Work required —
Everything from the first line of the data below through the line that contains "fig.patch.set_facecolor('white')" should be written out exactly, please, and nothing more; the pictures stay out.
=== Provided data ===
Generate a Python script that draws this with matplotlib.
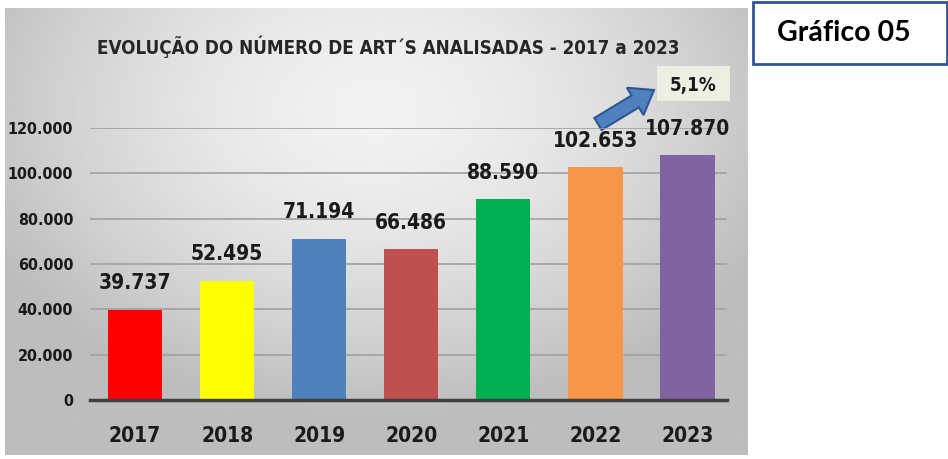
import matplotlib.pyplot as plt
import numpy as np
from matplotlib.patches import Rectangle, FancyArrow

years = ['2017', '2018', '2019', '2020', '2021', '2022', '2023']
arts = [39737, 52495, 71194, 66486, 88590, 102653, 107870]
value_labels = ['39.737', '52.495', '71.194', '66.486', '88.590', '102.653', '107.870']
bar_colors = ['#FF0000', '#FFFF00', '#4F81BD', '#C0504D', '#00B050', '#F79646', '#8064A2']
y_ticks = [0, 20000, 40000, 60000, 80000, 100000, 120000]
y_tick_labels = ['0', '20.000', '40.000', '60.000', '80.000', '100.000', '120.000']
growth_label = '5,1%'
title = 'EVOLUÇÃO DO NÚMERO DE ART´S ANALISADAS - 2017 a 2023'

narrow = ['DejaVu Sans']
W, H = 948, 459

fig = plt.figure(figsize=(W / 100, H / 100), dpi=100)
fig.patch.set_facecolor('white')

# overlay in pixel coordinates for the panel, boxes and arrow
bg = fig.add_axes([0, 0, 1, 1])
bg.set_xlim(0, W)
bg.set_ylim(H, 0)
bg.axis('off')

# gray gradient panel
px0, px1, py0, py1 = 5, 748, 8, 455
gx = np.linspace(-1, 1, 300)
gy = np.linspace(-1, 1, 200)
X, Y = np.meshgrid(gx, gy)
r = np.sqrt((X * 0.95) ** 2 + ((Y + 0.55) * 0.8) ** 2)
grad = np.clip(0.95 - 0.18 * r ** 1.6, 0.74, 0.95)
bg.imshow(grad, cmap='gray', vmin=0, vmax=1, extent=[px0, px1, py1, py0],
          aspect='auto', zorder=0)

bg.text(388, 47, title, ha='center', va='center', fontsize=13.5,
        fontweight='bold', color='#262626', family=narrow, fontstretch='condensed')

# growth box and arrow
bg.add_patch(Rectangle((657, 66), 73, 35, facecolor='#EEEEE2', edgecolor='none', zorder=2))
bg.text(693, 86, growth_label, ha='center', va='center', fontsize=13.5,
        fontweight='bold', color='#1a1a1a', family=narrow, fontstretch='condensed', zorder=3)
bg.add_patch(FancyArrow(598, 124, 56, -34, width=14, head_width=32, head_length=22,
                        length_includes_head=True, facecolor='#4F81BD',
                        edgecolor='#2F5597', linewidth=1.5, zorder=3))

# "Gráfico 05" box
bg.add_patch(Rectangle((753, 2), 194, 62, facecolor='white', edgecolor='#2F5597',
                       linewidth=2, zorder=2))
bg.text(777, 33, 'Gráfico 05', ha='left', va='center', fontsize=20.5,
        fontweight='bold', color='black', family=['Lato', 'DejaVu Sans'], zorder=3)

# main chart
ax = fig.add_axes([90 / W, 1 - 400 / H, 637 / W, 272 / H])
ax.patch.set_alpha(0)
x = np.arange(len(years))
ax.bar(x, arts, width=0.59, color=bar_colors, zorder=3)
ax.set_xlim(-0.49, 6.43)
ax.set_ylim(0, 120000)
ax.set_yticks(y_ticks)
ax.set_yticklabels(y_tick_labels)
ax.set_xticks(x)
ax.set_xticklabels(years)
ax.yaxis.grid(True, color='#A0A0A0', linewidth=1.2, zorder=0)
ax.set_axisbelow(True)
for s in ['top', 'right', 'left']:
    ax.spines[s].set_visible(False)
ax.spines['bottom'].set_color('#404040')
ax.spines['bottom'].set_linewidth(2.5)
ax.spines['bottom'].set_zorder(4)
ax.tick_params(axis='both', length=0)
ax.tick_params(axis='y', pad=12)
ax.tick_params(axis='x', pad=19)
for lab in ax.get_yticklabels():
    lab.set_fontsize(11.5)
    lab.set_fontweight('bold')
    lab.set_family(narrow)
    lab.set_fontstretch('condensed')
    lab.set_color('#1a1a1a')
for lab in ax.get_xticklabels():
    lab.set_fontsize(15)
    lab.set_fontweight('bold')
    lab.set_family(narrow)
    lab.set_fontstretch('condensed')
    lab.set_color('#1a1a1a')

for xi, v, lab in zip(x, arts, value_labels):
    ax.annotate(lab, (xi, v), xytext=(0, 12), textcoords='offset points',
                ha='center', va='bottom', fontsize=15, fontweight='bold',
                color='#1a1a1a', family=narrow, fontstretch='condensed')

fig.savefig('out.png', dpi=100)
===
Exercise solution —
Generate a Python script that draws this with matplotlib.
import matplotlib.pyplot as plt
import numpy as np
from matplotlib.patches import Rectangle, FancyArrow

years = ['2017', '2018', '2019', '2020', '2021', '2022', '2023']
arts = [39737, 52495, 71194, 66486, 88590, 102653, 107870]
value_labels = ['39.737', '52.495', '71.194', '66.486', '88.590', '102.653', '107.870']
bar_colors = ['#FF0000', '#FFFF00', '#4F81BD', '#C0504D', '#00B050', '#F79646', '#8064A2']
y_ticks = [0, 20000, 40000, 60000, 80000, 100000, 120000]
y_tick_labels = ['0', '20.000', '40.000', '60.000', '80.000', '100.000', '120.000']
growth_label = '5,1%'
title = 'EVOLUÇÃO DO NÚMERO DE ART´S ANALISADAS - 2017 a 2023'

narrow = ['DejaVu Sans']
W, H = 948, 459

fig = plt.figure(figsize=(W / 100, H / 100), dpi=100)
fig.patch.set_facecolor('white')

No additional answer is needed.